__What needs to be done__
Repeat everything in the material exactly.

[Figure scripts]
— BEGIN —
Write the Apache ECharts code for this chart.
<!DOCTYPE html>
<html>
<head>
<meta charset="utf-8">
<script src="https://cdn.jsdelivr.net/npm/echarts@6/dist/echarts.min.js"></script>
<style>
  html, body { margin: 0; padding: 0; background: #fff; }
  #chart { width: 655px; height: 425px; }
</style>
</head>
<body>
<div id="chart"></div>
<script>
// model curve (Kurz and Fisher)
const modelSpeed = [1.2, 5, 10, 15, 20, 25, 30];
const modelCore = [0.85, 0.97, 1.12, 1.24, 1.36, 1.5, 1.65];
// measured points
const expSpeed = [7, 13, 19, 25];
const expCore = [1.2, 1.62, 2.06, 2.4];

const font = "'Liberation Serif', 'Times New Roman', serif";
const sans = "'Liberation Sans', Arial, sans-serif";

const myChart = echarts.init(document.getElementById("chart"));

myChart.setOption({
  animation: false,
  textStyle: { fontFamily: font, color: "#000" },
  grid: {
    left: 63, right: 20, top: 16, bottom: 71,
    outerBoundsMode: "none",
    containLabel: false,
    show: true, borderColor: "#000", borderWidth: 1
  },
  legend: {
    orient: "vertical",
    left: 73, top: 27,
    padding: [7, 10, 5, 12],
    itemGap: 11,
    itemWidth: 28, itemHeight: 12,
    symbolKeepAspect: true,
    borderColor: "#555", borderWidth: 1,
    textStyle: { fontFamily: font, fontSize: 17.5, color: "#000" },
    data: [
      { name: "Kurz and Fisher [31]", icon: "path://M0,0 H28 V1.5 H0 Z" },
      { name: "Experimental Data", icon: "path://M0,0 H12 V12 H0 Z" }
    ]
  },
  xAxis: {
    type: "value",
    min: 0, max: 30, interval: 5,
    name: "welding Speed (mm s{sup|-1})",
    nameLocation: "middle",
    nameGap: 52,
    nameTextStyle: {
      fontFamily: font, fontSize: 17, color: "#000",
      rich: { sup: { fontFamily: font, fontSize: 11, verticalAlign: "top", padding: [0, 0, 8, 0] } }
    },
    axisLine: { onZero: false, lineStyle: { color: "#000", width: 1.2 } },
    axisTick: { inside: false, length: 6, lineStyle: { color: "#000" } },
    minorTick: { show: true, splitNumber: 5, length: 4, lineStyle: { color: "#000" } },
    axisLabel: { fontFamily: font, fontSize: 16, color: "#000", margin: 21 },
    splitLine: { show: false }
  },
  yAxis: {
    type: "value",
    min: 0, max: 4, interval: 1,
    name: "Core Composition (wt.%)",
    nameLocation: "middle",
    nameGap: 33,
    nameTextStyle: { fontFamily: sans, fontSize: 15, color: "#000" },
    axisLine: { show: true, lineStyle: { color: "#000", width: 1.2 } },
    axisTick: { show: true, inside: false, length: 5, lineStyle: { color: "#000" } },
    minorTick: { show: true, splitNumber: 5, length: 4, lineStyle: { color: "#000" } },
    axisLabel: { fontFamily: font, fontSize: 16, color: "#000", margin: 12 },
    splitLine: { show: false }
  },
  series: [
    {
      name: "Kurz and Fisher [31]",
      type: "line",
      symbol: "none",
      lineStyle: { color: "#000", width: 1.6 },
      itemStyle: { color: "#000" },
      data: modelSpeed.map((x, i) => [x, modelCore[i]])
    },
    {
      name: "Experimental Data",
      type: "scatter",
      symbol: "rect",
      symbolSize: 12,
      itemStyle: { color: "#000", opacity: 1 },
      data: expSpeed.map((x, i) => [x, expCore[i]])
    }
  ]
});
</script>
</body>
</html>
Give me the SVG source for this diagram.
— END —
__Response to this exercise__
Write the Apache ECharts code for this chart.
<!DOCTYPE html>
<html>
<head>
<meta charset="utf-8">
<script src="https://cdn.jsdelivr.net/npm/echarts@6/dist/echarts.min.js"></script>
<style>
  html, body { margin: 0; padding: 0; background: #fff; }
  #chart { width: 655px; height: 425px; }
</style>
</head>
<body>
<div id="chart"></div>
<script>
// model curve (Kurz and Fisher)
const modelSpeed = [1.2, 5, 10, 15, 20, 25, 30];
const modelCore = [0.85, 0.97, 1.12, 1.24, 1.36, 1.5, 1.65];
// measured points
const expSpeed = [7, 13, 19, 25];
const expCore = [1.2, 1.62, 2.06, 2.4];

const font = "'Liberation Serif', 'Times New Roman', serif";
const sans = "'Liberation Sans', Arial, sans-serif";

const myChart = echarts.init(document.getElementById("chart"));

myChart.setOption({
  animation: false,
  textStyle: { fontFamily: font, color: "#000" },
  grid: {
    left: 63, right: 20, top: 16, bottom: 71,
    outerBoundsMode: "none",
    containLabel: false,
    show: true, borderColor: "#000", borderWidth: 1
  },
  legend: {
    orient: "vertical",
    left: 73, top: 27,
    padding: [7, 10, 5, 12],
    itemGap: 11,
    itemWidth: 28, itemHeight: 12,
    symbolKeepAspect: true,
    borderColor: "#555", borderWidth: 1,
    textStyle: { fontFamily: font, fontSize: 17.5, color: "#000" },
    data: [
      { name: "Kurz and Fisher [31]", icon: "path://M0,0 H28 V1.5 H0 Z" },
      { name: "Experimental Data", icon: "path://M0,0 H12 V12 H0 Z" }
    ]
  },
  xAxis: {
    type: "value",
    min: 0, max: 30, interval: 5,
    name: "welding Speed (mm s{sup|-1})",
    nameLocation: "middle",
    nameGap: 52,
    nameTextStyle: {
      fontFamily: font, fontSize: 17, color: "#000",
      rich: { sup: { fontFamily: font, fontSize: 11, verticalAlign: "top", padding: [0, 0, 8, 0] } }
    },
    axisLine: { onZero: false, lineStyle: { color: "#000", width: 1.2 } },
    axisTick: { inside: false, length: 6, lineStyle: { color: "#000" } },
    minorTick: { show: true, splitNumber: 5, length: 4, lineStyle: { color: "#000" } },
    axisLabel: { fontFamily: font, fontSize: 16, color: "#000", margin: 21 },
    splitLine: { show: false }
  },
  yAxis: {
    type: "value",
    min: 0, max: 4, interval: 1,
    name: "Core Composition (wt.%)",
    nameLocation: "middle",
    nameGap: 33,
    nameTextStyle: { fontFamily: sans, fontSize: 15, color: "#000" },
    axisLine: { show: true, lineStyle: { color: "#000", width: 1.2 } },
    axisTick: { show: true, inside: false, length: 5, lineStyle: { color: "#000" } },
    minorTick: { show: true, splitNumber: 5, length: 4, lineStyle: { color: "#000" } },
    axisLabel: { fontFamily: font, fontSize: 16, color: "#000", margin: 12 },
    splitLine: { show: false }
  },
  series: [
    {
      name: "Kurz and Fisher [31]",
      type: "line",
      symbol: "none",
      lineStyle: { color: "#000", width: 1.6 },
      itemStyle: { color: "#000" },
      data: modelSpeed.map((x, i) => [x, modelCore[i]])
    },
    {
      name: "Experimental Data",
      type: "scatter",
      symbol: "rect",
      symbolSize: 12,
      itemStyle: { color: "#000", opacity: 1 },
      data: expSpeed.map((x, i) => [x, expCore[i]])
    }
  ]
});
</script>
</body>
</html>
Give me the SVG source for this diagram.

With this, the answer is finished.